Let me say this as strongly as I can: validation for the sake of validation is just plain silly. Valid HTML means just that all four tasks completed without errors. There are a lost of things that valid HTML does not guarantee:

Valid HTML does not guarantee accessibility
Valid HTML does not guarantee a good user experience
Valid HTML does not guarantee a functioning site
Valid HTML does not guarantee the layout is correct

Having valid HTML code may be a badge of honor that gains you some geek cred, but it is not a measure of success in and of itself. Your code isn’t necessarily better at doing its job than mine.

HTML5 validation

HTML5 validation fixes some of the issues that I and others have with HTML 4 validation. It explicitly allows ARIA attributes and you can add your own attributes so long as they begin with data-. All of these cases are considered valid HTML5 and satisfy me vs. HTML 4 validation. To be clear, there are still some parts of the HTML5 validator that I disagree with, but I do believe it more accurately reflects real-world use cases than the HTML 4 validator.

Conclusion and please keep civil

I do believe that parts of the HTML validation service are incredibly useful, but I won’t be held hostage because I’m using custom attributes. I’m proud of using ARIA roles in my day job and couldn’t care less if that makes the HTML 4 validator unhappy. Again, of the four tasks that are part of the validator, I only have a problem with one of them. And the HTML5 validator takes care of most of my issues.

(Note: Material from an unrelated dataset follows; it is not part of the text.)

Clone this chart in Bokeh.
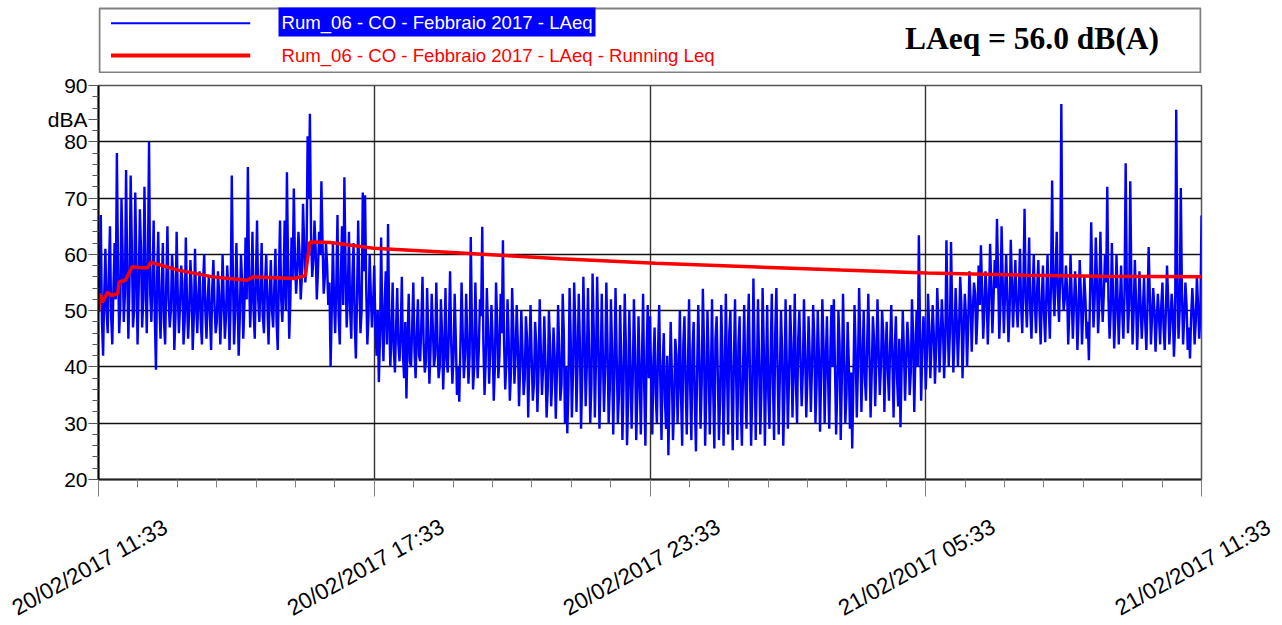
from bokeh.plotting import figure
from bokeh.layouts import column
from bokeh.models import FixedTicker, Range1d, Div
from bokeh.core.properties import value
from bokeh.embed import file_html
from bokeh.resources import INLINE

# ---------------- data ----------------
# LAeq samples (dBA), 20/02/2017 11:33 -> 21/02/2017 11:33.
# "grid" samples every 3 minutes (0, 3, 6 ... min) ...
laeq_11_15 = [50, 67, 42, 61, 46, 65, 44, 62, 78, 46,
              70, 48, 75, 45, 74, 47, 71, 44, 68, 47,
              72, 46, 80, 48, 66, 39.5, 64, 45, 62, 44,
              65, 47, 60, 43, 64, 46, 58, 44, 63, 45,
              59, 43, 61, 46, 57, 44, 60, 45, 56, 43,
              59, 46, 57, 44, 60, 45, 58, 43, 74, 44,
              62, 42, 60, 45, 63, 75.5, 47, 64, 45, 66,
              48, 62, 46, 60, 44, 59, 47, 61, 43, 66]
laeq_15_19 = [48, 66, 74.6, 45, 63, 71.7, 53, 64, 52, 69,
              55, 81, 85, 56, 66, 52, 64, 73, 53, 62,
              51, 40, 62, 46, 67, 44, 65, 73.7, 47, 64,
              45, 62, 41.5, 66, 46, 71, 70.5, 44, 60, 47,
              58, 42, 37.3, 63, 41, 57, 65.4, 40, 55, 39,
              54, 41, 56, 38, 34.4, 53, 40, 55, 38, 52,
              41, 56, 39, 54, 37, 53, 40, 55, 38, 52,
              36, 54, 39, 57, 37, 53, 35, 33.8, 55, 38]
laeq_19_23 = [53, 37, 63.1, 36, 55, 38, 52, 64.9, 35, 54,
              37, 51, 34, 55, 38, 53, 62.5, 36, 52, 34,
              54, 37, 51, 33, 50, 35, 49, 31, 51, 34,
              48, 32, 52, 35, 49, 31, 50, 33, 47, 30.8,
              51, 34, 53, 30, 28.2, 54, 31, 55, 32, 53,
              29, 56, 33, 54, 30, 56.6, 31, 56, 29, 53,
              32, 55, 30, 52, 28, 54, 30, 51, 27, 53,
              26.1, 50, 29, 52, 27, 49, 28, 53, 26, 51]
laeq_23_03 = [49, 28, 47, 30, 51, 27, 46, 29, 24.3, 48,
              27, 45, 30, 50, 26, 49, 28, 52, 27, 48,
              25, 51, 29, 53.9, 26, 50, 28, 52, 25.5, 49,
              27, 51, 26, 53, 28, 50, 25.2, 52, 27, 49,
              26, 51, 29, 53, 26, 55.7, 27, 52, 28, 54,
              26, 51, 29, 53, 27, 54, 28, 50, 26, 52,
              29, 51, 31, 53, 30, 50, 33, 52, 31, 49,
              32, 51, 30, 50, 28.5, 52, 30, 49, 29, 51]
laeq_03_07 = [52, 28, 50, 27, 53, 30, 48, 29, 25.5, 51,
              31, 54, 32, 50, 34, 53, 31, 49, 33, 52,
              35, 50, 32, 48, 34, 51, 31, 49, 33, 29.3,
              50, 34, 48, 35, 52, 32, 50, 63.4, 34, 49,
              36, 53, 38, 51, 37, 54, 39, 52, 38, 62.5,
              40, 62.2, 39, 54, 40, 56, 38, 53, 40, 57,
              42.7, 55, 44, 58, 61.6, 45, 57, 44, 61.9, 46,
              59, 66.3, 45, 65, 46, 60, 44.4, 62.6, 47, 59]
laeq_07_11 = [47, 61, 46, 68.1, 47, 63, 45, 60, 46, 59,
              44, 58, 44.4, 60, 45, 73.1, 49, 64, 48, 86.7,
              50, 58, 44, 60, 45, 57, 43, 59, 44, 56,
              45, 41.2, 65.7, 47, 63, 46, 64, 48, 60, 72,
              45, 62, 43.3, 60, 44, 58, 45, 76.2, 46, 73,
              44, 59, 43, 57, 45, 56, 43, 61.3, 44, 54,
              42.7, 53, 44, 55, 43, 58, 44, 53, 41.8, 85.7,
              45, 71.8, 44, 55, 43, 41.5, 54, 44, 56, 45,
              66.9]
# ... and the in-between samples (1.5, 4.5, 7.5 ... min), mostly in the dense core
mid_11_15 = [55, 48, 53, 50, 57, 49, 54, 52, 58, 51,
             60, 53, 57, 55, 62, 50, 58, 54, 61, 52,
             56, 59, 53, 55, 49, 56, 51, 54, 48, 55,
             52, 50, 56, 49, 53, 51, 55, 48, 52, 50,
             54, 49, 51, 53, 48, 55, 50, 52, 49, 54,
             51, 48, 53, 50, 52, 49, 54, 51, 56, 50,
             53, 49, 55, 51, 52, 57, 53, 50, 56, 52,
             54, 49, 55, 51, 53, 50, 54, 48, 56, 52]
mid_15_19 = [54, 50, 58, 52, 56, 59, 57, 60, 56, 62,
             58, 70, 63, 59, 61, 57, 60, 62, 56, 58,
             55, 50, 52, 55, 49, 57, 51, 58, 53, 50,
             56, 48, 52, 55, 50, 57, 54, 49, 53, 51,
             47, 50, 45, 48, 51, 44, 49, 46, 43, 47,
             44, 46, 42, 48, 45, 41, 47, 43, 46, 42,
             48, 44, 41, 46, 43, 47, 42, 45, 40, 46,
             43, 41, 47, 44, 42, 45, 40, 44, 46, 42]
mid_19_23 = [45, 42, 48, 40, 46, 43, 49, 44, 41, 47,
             43, 45, 40, 48, 42, 46, 44, 41, 45, 39,
             47, 42, 44, 40, 43, 38, 45, 41, 42, 37,
             44, 39, 43, 40, 41, 36, 44, 38, 42, 39,
             43, 37, 46, 40, 36, 45, 39, 47, 41, 44,
             38, 46, 40, 43, 37, 47, 41, 45, 38, 42,
             40, 44, 36, 43, 39, 42, 35, 41, 37, 44,
             34, 40, 38, 43, 35, 39, 41, 36, 42, 38]
mid_23_03 = [38, 41, 35, 43, 37, 40, 34, 42, 36, 39,
             33, 42, 38, 35, 44, 37, 40, 36, 43, 34,
             39, 41, 37, 44, 35, 42, 38, 36, 45, 39,
             34, 43, 37, 40, 46, 36, 41, 38, 44, 33,
             40, 37, 45, 39, 35, 43, 38, 41, 36, 44,
             39, 35, 42, 37, 46, 40, 38, 43, 35, 41,
             38, 44, 40, 37, 45, 41, 39, 43, 38, 42,
             40, 45, 37, 42, 39, 44, 41, 38, 43, 40]
mid_03_07 = [40, 36, 44, 38, 42, 35, 41, 39, 37, 43,
             40, 45, 41, 38, 44, 42, 39, 45, 41, 43,
             40, 46, 42, 39, 44, 41, 43, 38, 45, 40,
             43, 41, 44, 39, 46, 42, 40, 47, 43, 45,
             42, 47, 44, 46, 43, 48, 45, 47, 44, 49,
             46, 50, 45, 48, 47, 51, 46, 49, 48, 52,
             50, 53, 49, 51, 54, 50, 53, 51, 55, 52,
             54, 56, 51, 55, 53, 52, 50, 55, 53, 51]
mid_07_11 = [53, 51, 55, 52, 54, 50, 53, 51, 54, 50,
             52, 49, 53, 51, 55, 54, 57, 53, 56, 55,
             52, 54, 50, 53, 51, 52, 49, 53, 50, 52,
             48, 53, 55, 52, 56, 51, 54, 53, 55, 52,
             50, 53, 49, 52, 51, 50, 53, 55, 51, 54,
             50, 52, 49, 51, 50, 48, 51, 53, 49, 50,
             48, 49, 51, 47, 50, 52, 48, 50, 47, 55,
             50, 53, 49, 51, 47, 49, 50, 48, 51, 49]

grid = laeq_11_15 + laeq_15_19 + laeq_19_23 + laeq_23_03 + laeq_03_07 + laeq_07_11
mids = mid_11_15 + mid_15_19 + mid_19_23 + mid_23_03 + mid_03_07 + mid_07_11
laeq = []
for g, m in zip(grid, mids):
    laeq += [g, m]
laeq += grid[len(mids):]
sample_step_min = 1.5
minutes = [sample_step_min * i for i in range(len(laeq))]

# Running Leq (minutes from start, dBA)
running_min = [0, 2, 5, 12, 16, 25, 27, 35, 44, 57, 64, 68, 104, 149, 170, 194, 202,
               240, 255, 270, 276, 303, 359, 479, 529, 603, 727, 969, 1082, 1210, 1308, 1440]
running_leq = [49.8, 53.0, 51.5, 53.3, 52.7, 53.0, 55.1, 55.4, 57.8, 57.6, 57.6, 58.6, 57.2, 56.0, 55.7, 55.4, 56.0,
               55.8, 55.7, 56.2, 62.2, 62.1, 61.1, 60.2, 59.8, 59.2, 58.4, 57.2, 56.7, 56.3, 56.1, 56.0]

tick_minutes = [0, 360, 720, 1080, 1440]
tick_labels = ["20/02/2017 11:33", "20/02/2017 17:33", "20/02/2017 23:33",
               "21/02/2017 05:33", "21/02/2017 11:33"]
y_major = [20, 30, 40, 50, 60, 70, 80, 90]
y_unit = "dBA"
y_unit_at = 84
series_name = "Rum_06 - CO - Febbraio 2017 - LAeq"
running_name = "Rum_06 - CO - Febbraio 2017 - LAeq - Running Leq"
total_text = "LAeq = 56.0 dB(A)"

SANS = "Liberation Sans"
W = 1282
LEFT, RIGHT = 98, 81          # frame borders of the main chart (px)
FRAME_W = W - LEFT - RIGHT    # 1103 px

# ---------------- legend strip (top) ----------------
TOP_H = 73
top = figure(width=W, height=TOP_H, x_range=Range1d(LEFT, W - RIGHT), y_range=Range1d(TOP_H, 0),
             x_axis_type=None, y_axis_type=None, output_backend="svg", toolbar_location=None,
             min_border_left=LEFT, min_border_right=RIGHT, min_border_top=0, min_border_bottom=0,
             outline_line_color=None)
top.grid.visible = False
top.quad(left=[99], right=[1200], top=[8], bottom=[72], fill_color="white",
         line_color="#808080", line_width=2)
top.line([110.5, 249.7], [22.7, 22.7], line_color="#0000ff", line_width=2)
top.line([110.5, 249.7], [55, 55], line_color="#ff0000", line_width=4)
top.quad(left=[278], right=[595], top=[7], bottom=[36], fill_color="#0000ff", line_color=None)
top.text(x=[281], y=[22], text=[series_name], text_align="left", text_baseline="middle",
         text_font=value(SANS), text_font_size=value("18.6px"), text_color="white")
top.text(x=[281], y=[55], text=[running_name], text_align="left", text_baseline="middle",
         text_font=value(SANS), text_font_size=value("18.6px"), text_color="#ff0000")
top.text(x=[1031.5], y=[38], text=[total_text], text_align="center", text_baseline="middle",
         text_font=value("Liberation Serif"), text_font_style="bold",
         text_font_size=value("31.5px"), text_color="black")

# ---------------- main chart ----------------
MAIN_TOP, FRAME_H, MAIN_BOTTOM = 12, 394, 30
MAIN_H = MAIN_TOP + FRAME_H + MAIN_BOTTOM
p = figure(width=W, height=MAIN_H, x_range=Range1d(0, 1440), y_range=Range1d(20, 90),
           output_backend="svg", toolbar_location=None,
           min_border_left=LEFT, min_border_right=RIGHT, min_border_top=MAIN_TOP,
           min_border_bottom=MAIN_BOTTOM,
           background_fill_color="white", border_fill_color="white")
p.outline_line_color = "#555555"
p.outline_line_width = 1.5

p.line(minutes, laeq, line_color="#0000ff", line_width=2.4)
p.line(running_min, running_leq, line_color="#ff0000", line_width=3.5)

# y axis (the unit "dBA" sits between 80 and 90 like in the original)
y_minor = [v for v in range(22, 90, 2) if v % 10 != 0 and v != y_unit_at]
p.yaxis.ticker = FixedTicker(ticks=y_major + [y_unit_at], minor_ticks=y_minor)
p.yaxis.major_label_overrides = {y_unit_at: y_unit}
p.yaxis.major_label_text_font = SANS
p.yaxis.major_label_text_font_size = "21px"
p.yaxis.major_label_text_color = "black"
p.yaxis.major_label_standoff = 1
p.yaxis.major_tick_out = 10
p.yaxis.major_tick_in = 0
p.yaxis.minor_tick_out = 6
p.yaxis.minor_tick_in = 0
p.yaxis.major_tick_line_color = "#555555"
p.yaxis.minor_tick_line_color = "#555555"
p.yaxis.axis_line_color = "black"
p.yaxis.axis_line_width = 2

# x axis: ticks only (labels are drawn rotated in the strip below)
minor_x = [k * 360 / 7 for k in range(29) if k % 7 != 0]
p.xaxis.ticker = FixedTicker(ticks=tick_minutes, minor_ticks=minor_x)
p.xaxis.major_label_overrides = {t: "" for t in tick_minutes}
p.xaxis.major_label_text_font_size = "1px"
p.xaxis.major_label_standoff = 0
p.xaxis.major_tick_out = 17
p.xaxis.major_tick_in = 0
p.xaxis.minor_tick_out = 8
p.xaxis.minor_tick_in = 0
p.xaxis.major_tick_line_color = "#808080"
p.xaxis.minor_tick_line_color = "#808080"
p.xaxis.axis_line_color = "#222222"
p.xaxis.axis_line_width = 2

# grids
p.ygrid.ticker = FixedTicker(ticks=y_major[1:-1])
p.xgrid.ticker = FixedTicker(ticks=tick_minutes[1:-1])
p.ygrid.grid_line_color = "#111111"
p.ygrid.grid_line_width = 1.6
p.xgrid.grid_line_color = "#333333"
p.xgrid.grid_line_width = 1.4

# ---------------- rotated time labels (bottom strip) ----------------
BOT_H = 625 - TOP_H - MAIN_H
spans = []
for t, lab in zip(tick_minutes, tick_labels):
    cx = LEFT + t * FRAME_W / 1440 - 8
    spans.append(
        f'<span style="position:absolute;left:{cx:.1f}px;top:{568 - (TOP_H + MAIN_H)}px;'
        f'transform:translate(-50%,-50%) rotate(-29deg);white-space:nowrap;'
        f"font-family:'Liberation Sans';font-size:22.5px;line-height:1;color:#000;\">{lab}</span>")
bot = Div(text=f'<div style="position:relative;width:{W}px;height:{BOT_H}px;">' + "".join(spans) + "</div>",
          width=W, height=BOT_H, margin=0)

layout = column(top, p, bot, spacing=0)
open("out.html", "w").write(file_html(layout, INLINE))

I know this is a hot-button issue that will likely spawn several more threads and blog posts. I already have this disclaimer at the comment form, but please keep all further discussion civil and productive. I know there are people who come down very strongly on each side of this argument and everyone has valid points (no pun intended). It would be great to get a good, strong debate going in the comments, but let’s make sure tempers are kept in check. This should be an intellectual debate, not an emotional one. That being said, I’m going to be moderating the comments even more heavily than usual – so play nice!